JAKARTA - A senior minister and close aide to President Joko Widodo, who is seeking re-election, has blasted former army general Prabowo Subianto for lying about corruption in a campaign rally on Sunday.
Mr Prabowo, who is Mr Jokowi's sole rival in the presidential election on April 17, charged that the people were being "robbed" because of corruption.
"Corruption has stolen our economic resources that would have otherwise benefited the people," he was quoted as saying at a big rally in Jakarta.
Mr Prabowo also criticised what he described as the Jokowi administration's too liberal stance towards foreign investors.
But Coordinating maritime affairs minister Luhut Pandjaitan on Monday (April 8) emphasised that the government had complied with all laws including investment laws.
"We work together with investors from China, Japan, US. If anyone says foreigners are the sole beneficiaries of our resources, that is not true. They have been paying taxes, trillions of rupiah," Mr Luhut told a media briefing.
He reiterated the government's four main conditions on foreign investors. These were the use of environmentally friendly technology; adding value instead of just tapping raw material; creating jobs for Indonesians; and the transfer of technology. If local expertise was found to be lacking, foreign investors were duty bound to provide the training necessary to build up the required skills.

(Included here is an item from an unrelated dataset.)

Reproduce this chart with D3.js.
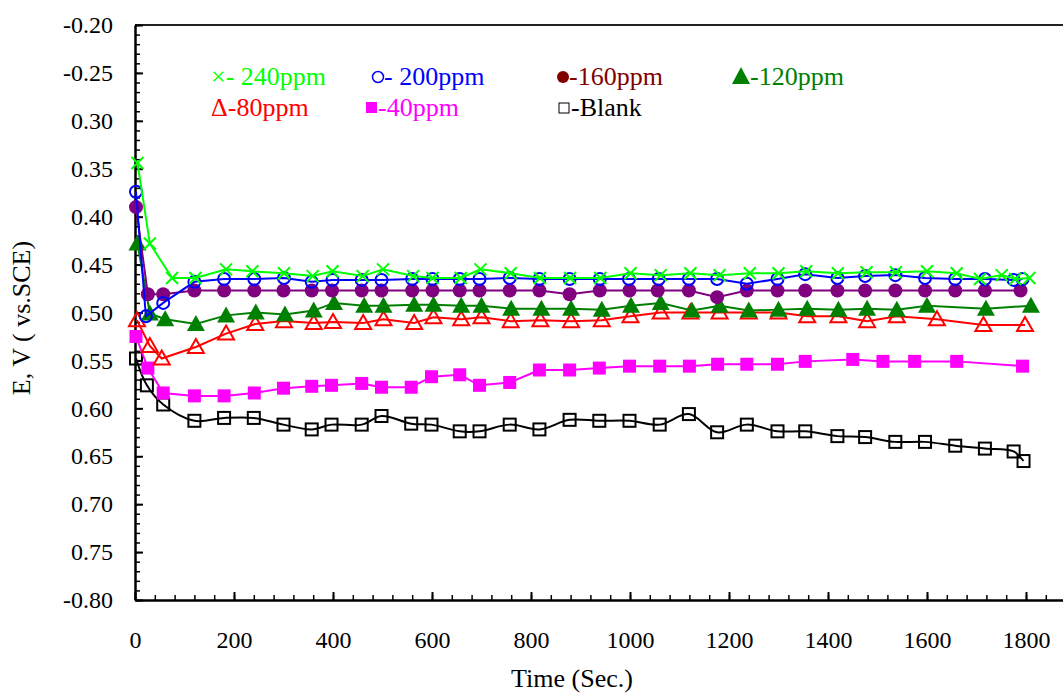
<!DOCTYPE html>
<html>
<head>
<meta charset="utf-8">
<script src="https://cdn.jsdelivr.net/npm/d3@7"></script>
<style>
  body { margin: 0; background: #fff; }
  svg text { font-family: "Liberation Serif", "Times New Roman", serif; }
</style>
</head>
<body>
<div id="chart"></div>
<script>

// ---- data (time in s, potential in V vs SCE) ----
const xTicks = [0, 200, 400, 600, 800, 1000, 1200, 1400, 1600, 1800];
const yTicks = [-0.20, -0.25, -0.30, -0.35, -0.40, -0.45, -0.50, -0.55, -0.60, -0.65, -0.70, -0.75, -0.80];
const yTickLabels = ["-0.20", "-0.25", "0.30", "0.35", "0.40", "0.45", "0.50", "0.55", "0.60", "0.65", "0.70", "0.75", "-0.80"];

const ppm240 = [[5,-0.344],[30,-0.428],[75,-0.464],[122,-0.464],[184,-0.455],[237,-0.457],[301,-0.459],[359,-0.462],[399,-0.457],[460,-0.462],[501,-0.455],[562,-0.462],[601,-0.464],[658,-0.464],[698,-0.455],[759,-0.459],[818,-0.464],[879,-0.464],[940,-0.464],[1001,-0.459],[1062,-0.461],[1122,-0.459],[1181,-0.461],[1242,-0.459],[1300,-0.459],[1356,-0.457],[1420,-0.459],[1478,-0.458],[1537,-0.458],[1600,-0.457],[1660,-0.459],[1707,-0.465],[1751,-0.461],[1778,-0.465],[1807,-0.464]];

const ppm200 = [[2,-0.374],[22,-0.504],[57,-0.490],[120,-0.468],[180,-0.465],[241,-0.465],[301,-0.464],[357,-0.468],[399,-0.466],[458,-0.466],[498,-0.466],[560,-0.465],[601,-0.465],[656,-0.465],[696,-0.465],[757,-0.464],[817,-0.465],[878,-0.465],[939,-0.465],[998,-0.465],[1058,-0.465],[1119,-0.465],[1176,-0.465],[1236,-0.470],[1298,-0.465],[1354,-0.460],[1419,-0.464],[1475,-0.462],[1536,-0.461],[1596,-0.464],[1657,-0.465],[1717,-0.465],[1775,-0.466],[1793,-0.465]];

const ppm160 = [[2,-0.390],[26,-0.481],[57,-0.481],[120,-0.477],[180,-0.477],[241,-0.477],[300,-0.477],[357,-0.477],[398,-0.477],[458,-0.477],[498,-0.477],[560,-0.477],[601,-0.477],[656,-0.477],[696,-0.477],[757,-0.477],[817,-0.477],[878,-0.481],[939,-0.477],[999,-0.477],[1056,-0.477],[1119,-0.477],[1176,-0.484],[1236,-0.477],[1298,-0.477],[1354,-0.477],[1419,-0.477],[1475,-0.477],[1536,-0.477],[1596,-0.477],[1657,-0.477],[1717,-0.477],[1789,-0.477]];

const ppm120 = [[5,-0.428],[30,-0.501],[61,-0.507],[123,-0.512],[184,-0.503],[244,-0.500],[303,-0.502],[361,-0.498],[402,-0.490],[463,-0.493],[502,-0.493],[564,-0.492],[603,-0.492],[659,-0.493],[700,-0.493],[760,-0.496],[821,-0.496],[881,-0.496],[943,-0.497],[1002,-0.493],[1062,-0.490],[1125,-0.498],[1181,-0.493],[1240,-0.498],[1300,-0.497],[1358,-0.496],[1421,-0.497],[1479,-0.496],[1539,-0.497],[1600,-0.493],[1719,-0.496],[1810,-0.493]];

const ppm80 = [[4,-0.508],[30,-0.535],[54,-0.548],[123,-0.536],[184,-0.522],[243,-0.512],[301,-0.509],[361,-0.511],[400,-0.510],[461,-0.511],[502,-0.507],[564,-0.511],[603,-0.505],[659,-0.507],[700,-0.505],[759,-0.509],[819,-0.508],[881,-0.509],[943,-0.508],[1001,-0.504],[1062,-0.500],[1122,-0.500],[1181,-0.500],[1240,-0.500],[1300,-0.500],[1358,-0.504],[1421,-0.504],[1479,-0.509],[1539,-0.504],[1620,-0.507],[1714,-0.513],[1798,-0.513]];

const ppm40 = [[2,-0.525],[26,-0.558],[57,-0.584],[120,-0.587],[180,-0.587],[241,-0.584],[300,-0.579],[357,-0.577],[397,-0.576],[458,-0.574],[498,-0.578],[558,-0.578],[599,-0.567],[656,-0.565],[696,-0.576],[757,-0.573],[817,-0.560],[878,-0.560],[938,-0.558],[999,-0.556],[1060,-0.556],[1120,-0.556],[1177,-0.554],[1236,-0.554],[1298,-0.554],[1354,-0.551],[1450,-0.549],[1511,-0.551],[1575,-0.551],[1660,-0.551],[1793,-0.556]];

const blank = [[2,-0.548],[24,-0.576],[57,-0.596],[120,-0.613],[180,-0.610],[240,-0.610],[300,-0.617],[357,-0.622],[397,-0.617],[458,-0.617],[498,-0.608],[558,-0.616],[599,-0.617],[656,-0.624],[696,-0.624],[757,-0.617],[817,-0.622],[878,-0.612],[938,-0.613],[999,-0.613],[1060,-0.617],[1119,-0.606],[1176,-0.625],[1236,-0.617],[1298,-0.624],[1354,-0.624],[1419,-0.629],[1475,-0.630],[1536,-0.635],[1596,-0.635],[1657,-0.639],[1717,-0.642],[1775,-0.645],[1795,-0.655]];

// drawing order: blank at the back, 240ppm on top
const series = [
	{ data: blank,  color: "#000000", marker: "squareOpen", smooth: true },
	{ data: ppm40,  color: "#ff00ff", marker: "square" },
	{ data: ppm80,  color: "#ff0000", marker: "triangleOpen" },
	{ data: ppm120, color: "#008000", marker: "triangle" },
	{ data: ppm160, color: "#800080", marker: "circle" },
	{ data: ppm200, color: "#0000ff", marker: "circleOpen" },
	{ data: ppm240, color: "#00ff00", marker: "cross" }
];

const serif = "'Liberation Serif', 'Times New Roman', serif";
const width = 1063;
const height = 694;

const svg = d3.select("#chart").append("svg")
	.attr("width", width)
	.attr("height", height);

const x = d3.scaleLinear().domain([0, 2000]).range([135, 135 + 2000 * 0.495]);
const y = d3.scaleLinear().domain([-0.80, -0.20]).range([600, 25]);

// top border
svg.append("line")
	.attr("x1", 135).attr("x2", width)
	.attr("y1", y(-0.20)).attr("y2", y(-0.20))
	.attr("stroke", "#222").attr("stroke-width", 2);

// minor ticks
svg.append("g")
	.attr("transform", "translate(135,0)")
	.call(d3.axisLeft(y).tickValues(d3.range(-0.80, -0.195, 0.01)).tickSize(-5).tickSizeOuter(0).tickFormat(""))
	.call(g => g.select(".domain").remove())
	.call(g => g.selectAll("line").attr("stroke-width", 1.5));

svg.append("g")
	.attr("transform", "translate(0,600)")
	.call(d3.axisBottom(x).tickValues(d3.range(0, 2001, 40)).tickSize(-5).tickSizeOuter(0).tickFormat(""))
	.call(g => g.select(".domain").remove())
	.call(g => g.selectAll("line").attr("stroke-width", 1.5));

// major axes
const yAxis = svg.append("g")
	.attr("transform", "translate(135,0)")
	.call(d3.axisLeft(y).tickValues(yTicks).tickSize(-8).tickSizeOuter(0).tickPadding(22)
		.tickFormat((d, i) => yTickLabels[i]));

const xAxis = svg.append("g")
	.attr("transform", "translate(0,600)")
	.call(d3.axisBottom(x).tickValues(xTicks).tickSize(-8).tickSizeOuter(0).tickPadding(31)
		.tickFormat(d3.format("d")));

[yAxis, xAxis].forEach(g => {
	g.attr("font-family", serif).attr("font-size", 24);
	g.select(".domain").attr("stroke-width", 2.5);
	g.selectAll(".tick line").attr("stroke-width", 2);
	g.selectAll("text").attr("font-family", serif).attr("font-size", 24).attr("fill", "#000");
});

// axis titles
svg.append("text")
	.attr("transform", "translate(30,318) rotate(-90)")
	.attr("text-anchor", "middle")
	.attr("font-family", serif)
	.attr("font-size", 26)
	.text("E, V ( vs.SCE)");

svg.append("text")
	.attr("x", 572).attr("y", 687)
	.attr("text-anchor", "middle")
	.attr("font-family", serif)
	.attr("font-size", 26)
	.text("Time (Sec.)");

// marker shapes
function drawMarker(sel, type, color) {
	if (type === "cross") {
		sel.append("path").attr("d", "M-6,-6L6,6M-6,6L6,-6")
			.attr("stroke", color).attr("stroke-width", 2).attr("fill", "none");
	} else if (type === "circleOpen") {
		sel.append("circle").attr("r", 6)
			.attr("stroke", color).attr("stroke-width", 2).attr("fill", "none");
	} else if (type === "circle") {
		sel.append("circle").attr("r", 7).attr("fill", color);
	} else if (type === "triangle") {
		sel.append("path").attr("d", "M0,-9L9,7L-9,7Z").attr("fill", color);
	} else if (type === "triangleOpen") {
		sel.append("path").attr("d", "M0,-8L8,6L-8,6Z")
			.attr("stroke", color).attr("stroke-width", 2).attr("fill", "none");
	} else if (type === "square") {
		sel.append("rect").attr("x", -6.5).attr("y", -6.5).attr("width", 13).attr("height", 13)
			.attr("fill", color);
	} else if (type === "squareOpen") {
		sel.append("rect").attr("x", -6).attr("y", -6).attr("width", 12).attr("height", 12)
			.attr("stroke", color).attr("stroke-width", 2).attr("fill", "none");
	}
}

series.forEach(s => {
	const line = d3.line()
		.x(d => x(d[0]))
		.y(d => y(d[1]))
		.curve(s.smooth ? d3.curveCatmullRom.alpha(0.5) : d3.curveLinear);

	svg.append("path")
		.datum(s.data)
		.attr("d", line)
		.attr("fill", "none")
		.attr("stroke", s.color)
		.attr("stroke-width", 2);

	svg.append("g").selectAll("g")
		.data(s.data)
		.enter()
			.append("g")
				.attr("transform", d => `translate(${x(d[0])},${y(d[1])})`)
				.each(function() { drawMarker(d3.select(this), s.marker, s.color); });
});

// legend (glyph labels as in the original)
const legend = svg.append("g").attr("font-size", 26).attr("font-family", serif);

legend.append("text").attr("x", 211).attr("y", 85).attr("fill", "#00ff00").text("\u00d7- 240ppm");

legend.append("circle").attr("cx", 378).attr("cy", 77).attr("r", 5.5)
	.attr("fill", "none").attr("stroke", "#0000ff").attr("stroke-width", 1.5);
legend.append("text").attr("x", 384).attr("y", 85).attr("fill", "#0000ff").text("- 200ppm");

legend.append("circle").attr("cx", 563).attr("cy", 77).attr("r", 6).attr("fill", "#800000");
legend.append("text").attr("x", 569).attr("y", 85).attr("fill", "#800000").text("-160ppm");

legend.append("path").attr("d", "M741,67L750,84L732,84Z").attr("fill", "#008000");
legend.append("text").attr("x", 750).attr("y", 85).attr("fill", "#008000").text("-120ppm");

legend.append("text").attr("x", 211).attr("y", 116).attr("fill", "#ff0000").text("\u0394-80ppm");

legend.append("rect").attr("x", 366).attr("y", 102).attr("width", 11).attr("height", 11).attr("fill", "#ff00ff");
legend.append("text").attr("x", 378).attr("y", 116).attr("fill", "#ff00ff").text("-40ppm");

legend.append("rect").attr("x", 559).attr("y", 103).attr("width", 10).attr("height", 10)
	.attr("fill", "none").attr("stroke", "#000").attr("stroke-width", 1);
legend.append("text").attr("x", 571).attr("y", 116).attr("fill", "#000").text("-Blank");

</script>
</body>
</html>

"Why do we live with lies? From one lie to another. Political elites should not do that. Everything the current government is doing has been based on laws. The laws that were created before the current government was installed," Mr Luhut said.
Mr Luhut also took issue with Mr Prabowo's assertion that data from Indonesia's Corruption Eradication Commission (KPK) had uncovered huge losses in the state budget.
"Prabowo said the state budget had a 2,000 trillion rupiah (S$190 billion) leak, which doesn't make sense, because the size of our state budget is 2,400 trillion rupiah. Such a leak would have bankrupted us," Mr Luhut said.
A senior aide to Mr Luhut said that Mr Prabowo had misunderstood a KPK report when he cited the figure, saying that the agency was merely referring to the opportunity cost to the government in taxes.
A top KPK official, deputy for prevention Mr Pahala Nainggolan, separately told online economic news portal Kontan, a unit of Indonesia's largest newspaper Kompas, that the figure represented a full compliance scenario in which 2,000 trillion rupiah would be the amount in additional revenue available to the state budget if every citizen in the country paid their taxes.
The election in less than ten days is a rerun of the previous poll in 2014 when Mr Joko won the nation's top office after securing 53 per cent of the vote to Mr Prabowo's 47 per cent.
Most opinion polls show Mr Jokowi winning re-election although Mr Prabowo has narrowed the gap with the incumbent.